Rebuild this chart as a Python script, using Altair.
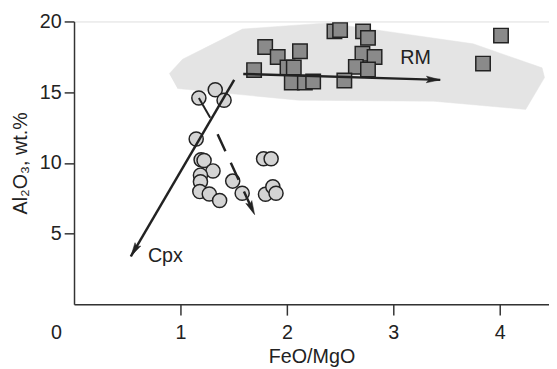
import math
import altair as alt
import pandas as pd

# ---------------- data ----------------
# RM (squares)
sq_x = [1.796, 1.914, 2.123, 1.692, 2.006, 2.065, 2.046, 2.169, 2.247, 2.447,
        2.500, 2.716, 2.762, 2.710, 2.824, 2.648, 2.762, 2.540, 4.012, 3.843]
sq_y = [18.19, 17.49, 17.89, 16.56, 16.75, 16.75, 15.68, 15.68, 15.75, 19.30,
        19.39, 19.30, 18.84, 17.72, 17.49, 16.79, 16.61, 15.82, 19.00, 17.02]

# Cpx-bearing samples (circles)
ci_x = [1.173, 1.327, 1.410, 1.148, 1.194, 1.222, 1.306, 1.188, 1.188, 1.182,
        1.271, 1.368, 1.491, 1.580, 1.781, 1.852, 1.799, 1.868, 1.898]
ci_y = [14.59, 15.17, 14.43, 11.69, 10.22, 10.17, 9.43, 9.13, 8.66, 7.97,
        7.80, 7.34, 8.71, 7.85, 10.29, 10.29, 7.78, 8.31, 7.85]

# grey field
poly_x = [0.895, 1.019, 1.583, 2.377, 3.750, 4.398, 4.421, 4.244, 3.380, 2.111, 0.972]
poly_y = [16.31, 17.32, 19.46, 19.90, 18.42, 16.72, 16.03, 13.78, 14.36, 14.43, 15.26]

# trend arrows: name, x0, y0, x1, y1
arrow_names = ["Cpx", "RM", "dash"]
arrow_x0 = [1.505, 1.590, 1.349]
arrow_y0 = [15.87, 16.29, 12.03]
arrow_x1 = [0.534, 3.441, 1.697]
arrow_y1 = [3.39, 15.87, 6.34]

# tie line
tie_x = [1.173, 1.280]
tie_y = [14.59, 13.19]

# text labels
label_text = ["Cpx", "RM"]
label_x = [0.694, 3.065]
label_y = [3.41, 17.42]

origin_label = ["0"]
origin_x = [-0.165]
origin_y = [-2.05]

x_ticks = [1, 2, 3, 4]
y_ticks = [5, 10, 15, 20]

# ---------------- layout ----------------
W, H = 482, 287
XMAX, YMAX = 4.463, 20
XPX = W / XMAX
YPX = H / YMAX
FONT = "Liberation Sans"
INK = "#222222"

xs = alt.Scale(domain=[0, XMAX], nice=False, zero=False)
ys = alt.Scale(domain=[0, YMAX], nice=False, zero=False)

x_axis = alt.Axis(values=x_ticks, format="d", title="FeO/MgO", grid=False,
                  tickSize=11, labelPadding=8, titlePadding=4,
                  domainColor="#333", domainWidth=1.5, tickColor="#333",
                  tickWidth=1.5, labelFontSize=20, titleFontSize=20,
                  labelFont=FONT, titleFont=FONT, titleFontWeight="normal",
                  labelColor=INK, titleColor=INK)
y_axis = alt.Axis(values=y_ticks, format="d", title="Al₂O₃, wt.%", grid=False,
                  tickSize=10, labelPadding=3, titlePadding=9,
                  domainColor="#333", domainWidth=1.5, tickColor="#333",
                  tickWidth=1.5, labelFontSize=20, titleFontSize=20,
                  labelFont=FONT, titleFont=FONT, titleFontWeight="normal",
                  labelColor=INK, titleColor=INK)

poly_df = pd.DataFrame({"x": poly_x, "y": poly_y, "o": range(len(poly_x))})
sq_df = pd.DataFrame({"x": sq_x, "y": sq_y})
ci_df = pd.DataFrame({"x": ci_x, "y": ci_y})

rows = []
for n, a, b, c, d in zip(arrow_names, arrow_x0, arrow_y0, arrow_x1, arrow_y1):
    dxp = (c - a) * XPX
    dyp = -(d - b) * YPX
    ang = math.degrees(math.atan2(dxp, -dyp)) % 360
    rows.append({"name": n, "x": a, "y": b, "x2": c, "y2": d, "angle": ang,
                 "dash": n == "dash"})
arr_df = pd.DataFrame(rows)
tie_df = pd.DataFrame({"x": [tie_x[0]], "y": [tie_y[0]], "x2": [tie_x[1]], "y2": [tie_y[1]]})
lab_df = pd.DataFrame({"t": label_text, "x": label_x, "y": label_y})
org_df = pd.DataFrame({"t": origin_label, "x": origin_x, "y": origin_y})

field = alt.Chart(poly_df).mark_line(fill="#e4e4e4", stroke="#e4e4e4",
                                     strokeWidth=0.5).encode(
    x=alt.X("x:Q", scale=xs, axis=x_axis),
    y=alt.Y("y:Q", scale=ys, axis=y_axis),
    order="o:Q",
)

squares = alt.Chart(sq_df).mark_point(shape="square", filled=True, size=215,
                                      fill="#8a8a8a", stroke=INK,
                                      strokeWidth=1.5, opacity=1).encode(
    x=alt.X("x:Q", scale=xs), y=alt.Y("y:Q", scale=ys))

circles = alt.Chart(ci_df).mark_point(shape="circle", filled=True, size=205,
                                      fill="#d4d4d4", stroke=INK,
                                      strokeWidth=1.5, opacity=1).encode(
    x=alt.X("x:Q", scale=xs), y=alt.Y("y:Q", scale=ys))

solid = alt.Chart(arr_df[~arr_df["dash"]]).mark_rule(
    color=INK, strokeWidth=2.5).encode(
    x=alt.X("x:Q", scale=xs), y=alt.Y("y:Q", scale=ys), x2="x2:Q", y2="y2:Q")

dashed = alt.Chart(arr_df[arr_df["dash"]]).mark_rule(
    color=INK, strokeWidth=2.5, strokeDash=[19, 13]).encode(
    x=alt.X("x:Q", scale=xs), y=alt.Y("y:Q", scale=ys), x2="x2:Q", y2="y2:Q")

heads = alt.Chart(arr_df).mark_point(
    shape="M0,0L0.5,2.1L0,1.7L-0.5,2.1Z", filled=True, size=180,
    fill=INK, stroke=INK, strokeWidth=0.5, opacity=1).encode(
    x=alt.X("x2:Q", scale=xs), y=alt.Y("y2:Q", scale=ys),
    angle=alt.Angle("angle:Q", scale=None))

tie = alt.Chart(tie_df).mark_rule(color=INK, strokeWidth=2).encode(
    x=alt.X("x:Q", scale=xs), y=alt.Y("y:Q", scale=ys), x2="x2:Q", y2="y2:Q")

labels = alt.Chart(lab_df).mark_text(align="left", baseline="middle",
                                     fontSize=20, font=FONT, color=INK).encode(
    x=alt.X("x:Q", scale=xs), y=alt.Y("y:Q", scale=ys), text="t:N")

origin = alt.Chart(org_df).mark_text(align="center", baseline="middle",
                                     fontSize=20, font=FONT, color=INK).encode(
    x=alt.X("x:Q", scale=xs), y=alt.Y("y:Q", scale=ys), text="t:N")

chart = alt.layer(field, squares, circles, solid, dashed, tie, heads, labels,
                  origin).properties(
    width=W, height=H,
    autosize=alt.AutoSizeParams(type="none"),
    padding={"left": 67, "top": 11, "right": 0, "bottom": 62},
).configure_view(stroke=None).configure(background="white")

chart.save("out.html", embed_options={"renderer": "svg", "actions": False})
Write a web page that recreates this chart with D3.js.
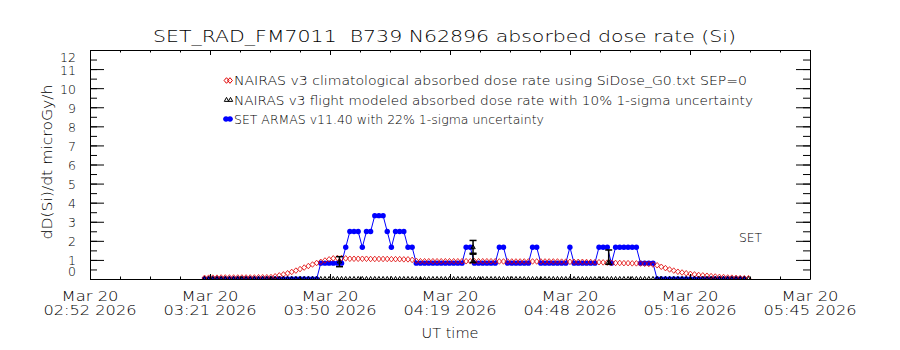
<!DOCTYPE html>
<html><head><meta charset="utf-8">
<script src="https://cdn.jsdelivr.net/npm/d3@7"></script>
<style>
body{margin:0;background:#fff}
svg{display:block}
text{font-family:"DejaVu Sans",sans-serif;font-weight:200;fill:#000;white-space:pre}
</style>
</head><body>
<svg id="c" width="900" height="350"></svg>
<script>
// ---------------- data ----------------
const chartTitle = "SET_RAD_FM7011  B739 N62896 absorbed dose rate (Si)";
const yAxisLabel = "dD(Si)/dt microGy/h";
const xAxisLabel = "UT time";
const cornerLabel = "SET";
const xDomain = ["2026-03-20T02:52:25", "2026-03-20T05:45:49"];
const xTickDateLabels = ["Mar 20","Mar 20","Mar 20","Mar 20","Mar 20","Mar 20","Mar 20"];
const xTickTimeLabels = ["02:52 2026","03:21 2026","03:50 2026","04:19 2026","04:48 2026","05:16 2026","05:45 2026"];
const yDomain = [0, 12];
const yTicks = [0,1,2,3,4,5,6,7,8,9,10,11,12];
const legendLabels = [
  "NAIRAS v3 climatological absorbed dose rate using SiDose_G0.txt SEP=0",
  "NAIRAS v3 flight modeled absorbed dose rate with 10% 1-sigma uncertainty",
  "SET ARMAS v11.40 with 22% 1-sigma uncertainty"
];
// one-minute samples starting at sampleStart
const sampleStart = "2026-03-20T03:20:00";
const sampleStepSec = 60;
// SET ARMAS measured dose rate (microGy/h)
const armasDose = [
  0,0,0,0,0,0,0,0,0,0,0,0,0,0,0,0,0,0,0,0,0,0,0,0,0,0,0,0,
  0.83,0.83,0.83,0.83,0.83,0.83,
  1.66,2.49,2.49,2.49,1.66,2.49,2.49,3.32,3.32,3.32,2.49,1.66,2.49,2.49,2.49,1.66,1.66,
  0.83,0.83,0.83,0.83,0.83,0.83,0.83,0.83,0.83,0.83,0.83,0.83,
  1.66,1.66,
  0.83,0.83,0.83,0.83,0.83,0.83,
  1.66,1.66,
  0.83,0.83,0.83,0.83,0.83,0.83,
  1.66,1.66,
  0.83,0.83,0.83,0.83,0.83,0.83,0.83,
  1.66,
  0.83,0.83,0.83,0.83,0.83,0.83,
  1.66,1.66,1.66,
  0.83,
  1.66,1.66,1.66,1.66,1.66,1.66,
  0.83,0.83,0.83,0.83,
  0,0,0,0,0,0,0,0,0,0,0,0,0,0,0,0,0,0,0,0,0,0
];
// NAIRAS climatological dose rate
const nairasClimDose = [
  0.06,0.07,0.07,0.07,0.08,0.08,0.08,0.08,0.08,0.08,0.08,0.08,0.08,0.09,0.09,0.09,
  0.10,0.14,0.19,0.24,0.30,0.37,0.44,0.52,0.60,0.68,0.76,0.84,
  0.90,0.97,1.03,1.08,1.10,1.10,1.08,
  1.06,1.06,1.06,1.06,1.06,1.05,1.05,1.05,1.05,1.05,1.04,1.04,1.04,1.03,1.03,1.00,
  0.95,0.93,0.93,0.93,0.93,0.93,0.93,0.93,0.93,0.93,0.93,0.93,0.93,0.93,0.93,0.93,0.93,0.93,0.93,0.93,
  0.92,0.92,0.92,0.92,0.92,0.92,0.92,0.92,0.92,0.92,0.92,0.92,0.92,0.92,0.92,
  0.91,0.91,0.90,0.90,0.90,0.90,0.89,0.89,0.88,0.88,0.87,0.86,0.85,0.84,0.84,0.83,0.83,0.82,0.82,0.81,0.80,0.79,0.76,
  0.72,0.64,0.57,0.50,0.44,0.38,0.34,0.30,0.27,0.24,0.21,0.19,0.17,0.15,0.13,0.11,0.10,0.08,0.07,0.06,0.05,0.04,0.04
];
// NAIRAS flight-model track (zero where not computed)
const flightModelTrack = [
  0,0,0,0,0,0,0,0,0,0,0,0,0,0,0,0,0,0,0,0,0,0,0,0,0,0,0,0,0,0,0,0,0,0,0,0,0,0,0,0,0,0,0,0,
  0,0,0,0,0,0,0,0,0,0,0,0,0,0,0,0,0,0,0,0,0,0,0,0,0,0,0,0,0,0,0,0,0,0,0,0,0,0,0,0,0,0,0,0,
  0,0,0,0,0,0,0,0,0,0,0,0,0,0,0,0,0,0,0,0,0,0,0,0,0,0,0,0,0,0,0,0,0,0,0,0,0,0,0,0,0,0,0,0
];
// flight-model points with uncertainty bars
const fmTimes  = ["2026-03-20T03:52:30","2026-03-20T04:24:40","2026-03-20T04:24:40","2026-03-20T04:57:20"];
const fmValues = [0.91, 1.66, 0.95, 0.90];
const fmLow    = [0.645, 1.30, 0.86, 0.77];
const fmHigh   = [1.17, 2.02, 1.35, 1.52];

// ---------------- drawing ----------------
const W = 900, H = 350;
const M = {l: 90, r: 810, t: 50, b: 279};
const parse = d3.timeParse("%Y-%m-%dT%H:%M:%S");
const x = d3.scaleTime().domain(xDomain.map(parse)).range([M.l, M.r]);
const y = d3.scaleLinear().domain(yDomain).range([M.b, M.t]);
const t0 = parse(sampleStart);
const tAt = i => new Date(t0.getTime() + i * sampleStepSec * 1000);

const svg = d3.select("#c");
svg.append("rect").attr("width", W).attr("height", H).attr("fill", "#fff");
svg.append("defs").append("clipPath").attr("id", "plotclip")
  .append("rect").attr("x", M.l).attr("y", M.t).attr("width", M.r - M.l).attr("height", M.b - M.t);

const plot = svg.append("g").attr("clip-path", "url(#plotclip)");

const diamond = "M0,-2.8L2.4,0L0,2.8L-2.4,0Z";
const triangle = "M0,-2.6L2.2,1.4L-2.2,1.4Z";

// SET ARMAS: blue line + filled dots
const armasPts = armasDose.map((v, i) => [x(tAt(i)), y(v)]);
plot.append("path").attr("d", d3.line()(armasPts))
  .attr("fill", "none").attr("stroke", "#0000ff").attr("stroke-width", 1);
plot.append("g").selectAll("circle").data(armasPts).join("circle")
  .attr("cx", d => d[0]).attr("cy", d => d[1]).attr("r", 2.7).attr("fill", "#0000ff");

// NAIRAS climatological: red diamonds
plot.append("g").selectAll("path").data(nairasClimDose).join("path")
  .attr("d", diamond)
  .attr("transform", (v, i) => `translate(${x(tAt(i))},${y(v)})`)
  .attr("fill", "none").attr("stroke", "#e00000").attr("stroke-width", 1).attr("opacity", 0.8);

// flight model track: black triangles
plot.append("g").selectAll("path").data(flightModelTrack).join("path")
  .attr("d", triangle)
  .attr("transform", (v, i) => `translate(${x(tAt(i))},${y(v)})`)
  .attr("fill", "none").attr("stroke", "#000").attr("stroke-width", 1);

// flight model error bars
const eb = plot.append("g").attr("stroke", "#000").attr("stroke-width", 1.5).attr("fill", "none");
fmTimes.forEach((t, i) => {
  const cx = x(parse(t));
  eb.append("line").attr("x1", cx).attr("x2", cx).attr("y1", y(fmLow[i])).attr("y2", y(fmHigh[i]));
  eb.append("line").attr("x1", cx - 3.5).attr("x2", cx + 3.5).attr("y1", y(fmLow[i])).attr("y2", y(fmLow[i]));
  eb.append("line").attr("x1", cx - 3.5).attr("x2", cx + 3.5).attr("y1", y(fmHigh[i])).attr("y2", y(fmHigh[i]));
  eb.append("path").attr("d", triangle).attr("stroke-width", 1)
    .attr("transform", `translate(${cx},${y(fmValues[i])})`);
});

// ---------------- axes ----------------
const [d0, d1] = x.domain();
const majorT = d3.range(7).map(i => new Date(+d0 + (d1 - d0) * i / 6));
const minorT = d3.range(25).map(i => new Date(+d0 + (d1 - d0) * i / 24));
const yMinor = d3.range(0, 24.5).map(i => i / 2);

function styleAxis(g) {
  g.selectAll("path,line").attr("stroke", "#000").attr("stroke-width", 1);
  g.attr("font-family", "DejaVu Sans").attr("font-size", 12.5);
}
function addAxis(axisFn, transform, noDomain) {
  const g = svg.append("g").attr("transform", transform).call(axisFn).call(styleAxis);
  if (noDomain) g.select(".domain").remove();
  return g;
}
// bottom
addAxis(d3.axisBottom(x).tickValues(majorT).tickSizeInner(-5).tickSizeOuter(0).tickFormat(""), `translate(0,${M.b})`);
addAxis(d3.axisBottom(x).tickValues(minorT).tickSizeInner(-2.5).tickSizeOuter(0).tickFormat(""), `translate(0,${M.b})`, true);
// top
addAxis(d3.axisTop(x).tickValues(majorT).tickSizeInner(-5).tickSizeOuter(0).tickFormat(""), `translate(0,${M.t})`);
addAxis(d3.axisTop(x).tickValues(minorT).tickSizeInner(-2.5).tickSizeOuter(0).tickFormat(""), `translate(0,${M.t})`, true);
// left
const yl = addAxis(d3.axisLeft(y).tickValues(yTicks).tickSizeInner(-14).tickSizeOuter(0).tickPadding(14).tickFormat(d3.format("d")), `translate(${M.l},0)`);
addAxis(d3.axisLeft(y).tickValues(yMinor).tickSizeInner(-7).tickSizeOuter(0).tickFormat(""), `translate(${M.l},0)`, true);
yl.selectAll(".tick text").attr("y", d => d === 12 ? 7 : d === 0 ? -8 : 1);
// right
addAxis(d3.axisRight(y).tickValues(yTicks).tickSizeInner(-14).tickSizeOuter(0).tickFormat(""), `translate(${M.r},0)`);
addAxis(d3.axisRight(y).tickValues(yMinor).tickSizeInner(-7).tickSizeOuter(0).tickFormat(""), `translate(${M.r},0)`, true);

// x tick labels (two lines)
const xl = svg.append("g").attr("font-size", 13.5).attr("text-anchor", "middle");
majorT.forEach((t, i) => {
  xl.append("text").attr("x", x(t)).attr("y", 300.5).text(xTickDateLabels[i])
    .attr("textLength", 57).attr("lengthAdjust", "spacingAndGlyphs");
  xl.append("text").attr("x", x(t)).attr("y", 315).text(xTickTimeLabels[i])
    .attr("textLength", 93).attr("lengthAdjust", "spacingAndGlyphs");
});

// titles
svg.append("text").attr("x", 153).attr("y", 42).attr("font-size", 15).text(chartTitle)
  .attr("textLength", 583).attr("lengthAdjust", "spacingAndGlyphs");
svg.append("text").attr("x", 450).attr("y", 338).attr("font-size", 13.5).attr("text-anchor", "middle")
  .text(xAxisLabel).attr("textLength", 57).attr("lengthAdjust", "spacingAndGlyphs");
svg.append("text").attr("transform", "translate(52,162) rotate(-90)").attr("font-size", 13.5)
  .attr("text-anchor", "middle").text(yAxisLabel)
  .attr("textLength", 155).attr("lengthAdjust", "spacingAndGlyphs");
svg.append("text").attr("x", 739).attr("y", 242).attr("font-size", 13).text(cornerLabel)
  .attr("textLength", 23).attr("lengthAdjust", "spacingAndGlyphs");

// legend
const legY = [80.5, 100, 119];
const legW = [513, 519, 310];
const lg = svg.append("g");
legendLabels.forEach((s, i) => {
  lg.append("text").attr("x", 234).attr("y", legY[i] + 4.5).attr("font-size", 12)
    .text(s).attr("textLength", legW[i]).attr("lengthAdjust", "spacingAndGlyphs");
});
[226.5, 230].forEach(cx => lg.append("path").attr("d", diamond)
  .attr("transform", `translate(${cx},${legY[0]})`).attr("fill", "none").attr("stroke", "#e00000"));
[226.5, 230.5].forEach(cx => lg.append("path").attr("d", triangle)
  .attr("transform", `translate(${cx},${legY[1]})`).attr("fill", "none").attr("stroke", "#000"));
lg.append("line").attr("x1", 223).attr("x2", 233).attr("y1", legY[2]).attr("y2", legY[2]).attr("stroke", "#0000ff");
[226, 230].forEach(cx => lg.append("circle").attr("cx", cx).attr("cy", legY[2]).attr("r", 2.7).attr("fill", "#0000ff"));
</script>
</body></html>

━━━━━━━━━━━━━━━━

#### YOUR GOAL:
Leave the pictures out and please restate exactly the lines running from the start of the material through the one with "ys = alt.Scale(domain=[0, YMAX], nice=False, zero=False)".

#### THE COMPLETED TASK:
Rebuild this chart as a Python script, using Altair.
import math
import altair as alt
import pandas as pd

# ---------------- data ----------------
# RM (squares)
sq_x = [1.796, 1.914, 2.123, 1.692, 2.006, 2.065, 2.046, 2.169, 2.247, 2.447,
        2.500, 2.716, 2.762, 2.710, 2.824, 2.648, 2.762, 2.540, 4.012, 3.843]
sq_y = [18.19, 17.49, 17.89, 16.56, 16.75, 16.75, 15.68, 15.68, 15.75, 19.30,
        19.39, 19.30, 18.84, 17.72, 17.49, 16.79, 16.61, 15.82, 19.00, 17.02]

# Cpx-bearing samples (circles)
ci_x = [1.173, 1.327, 1.410, 1.148, 1.194, 1.222, 1.306, 1.188, 1.188, 1.182,
        1.271, 1.368, 1.491, 1.580, 1.781, 1.852, 1.799, 1.868, 1.898]
ci_y = [14.59, 15.17, 14.43, 11.69, 10.22, 10.17, 9.43, 9.13, 8.66, 7.97,
        7.80, 7.34, 8.71, 7.85, 10.29, 10.29, 7.78, 8.31, 7.85]

# grey field
poly_x = [0.895, 1.019, 1.583, 2.377, 3.750, 4.398, 4.421, 4.244, 3.380, 2.111, 0.972]
poly_y = [16.31, 17.32, 19.46, 19.90, 18.42, 16.72, 16.03, 13.78, 14.36, 14.43, 15.26]

# trend arrows: name, x0, y0, x1, y1
arrow_names = ["Cpx", "RM", "dash"]
arrow_x0 = [1.505, 1.590, 1.349]
arrow_y0 = [15.87, 16.29, 12.03]
arrow_x1 = [0.534, 3.441, 1.697]
arrow_y1 = [3.39, 15.87, 6.34]

# tie line
tie_x = [1.173, 1.280]
tie_y = [14.59, 13.19]

# text labels
label_text = ["Cpx", "RM"]
label_x = [0.694, 3.065]
label_y = [3.41, 17.42]

origin_label = ["0"]
origin_x = [-0.165]
origin_y = [-2.05]

x_ticks = [1, 2, 3, 4]
y_ticks = [5, 10, 15, 20]

# ---------------- layout ----------------
W, H = 482, 287
XMAX, YMAX = 4.463, 20
XPX = W / XMAX
YPX = H / YMAX
FONT = "Liberation Sans"
INK = "#222222"

xs = alt.Scale(domain=[0, XMAX], nice=False, zero=False)
ys = alt.Scale(domain=[0, YMAX], nice=False, zero=False)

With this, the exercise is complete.